Location
- Farnham Road Guildford, Surrey, GU2 4LU United Kingdom
- 51°14′03″N 0°35′07″W﻿ / ﻿51.23428°N 0.58532°W

Information
- Type: Academy
- Established: 1905
- Department for Education URN: 139193 Tables
- Ofsted: Reports
- Headteacher: Steve Smith
- Staff: approx. 60
- Gender: Mixed
- Age: 11 to 18
- Enrolment: 1,049
- Houses: Tudor York Windsor Stuart Hanover Lancaster
- Colours: Red and navy blue
- Patron: Julian Lloyd Webber, Howard Goodall
- Website: guildfordcounty.co.uk

= Guildford County School =

Guildford County School (GCS) is a co-educational day school on Farnham Road (A31), Guildford, England, 200 metres from Guildford town centre. It has around 1050 students enrolled, including the Sixth Form. It is run by its headmaster Steve Smith.

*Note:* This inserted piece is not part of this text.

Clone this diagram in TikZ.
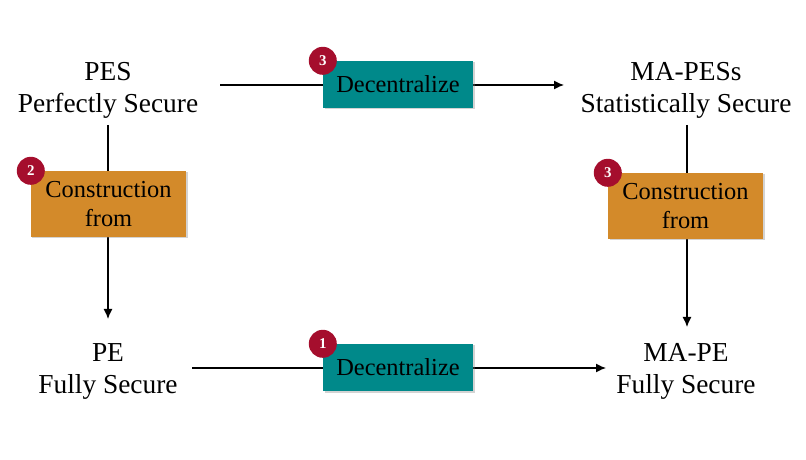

The school first opened as an all girls' grammar school in 1905. In September 2004, the school was granted Specialist Music College status, designated by the Department for Education and Skills. Julian Lloyd Webber and Howard Goodall are patrons of the school. The school was then granted academy status in 2013.

==History==
===Grammar school===
The school opened the gates in 1905 at its first premises on Nightingale Road and then moved in 1906 to its current site at Farnham Road. A Block is the oldest building and more buildings were added during the following sixty-nine years.

===Comprehensive===
In 1977, the girls' grammar school became a mixed 11-18 comprehensive school. Between 1977 and 1979, a second teaching block was built together with another gymnasium (the 'New Gym').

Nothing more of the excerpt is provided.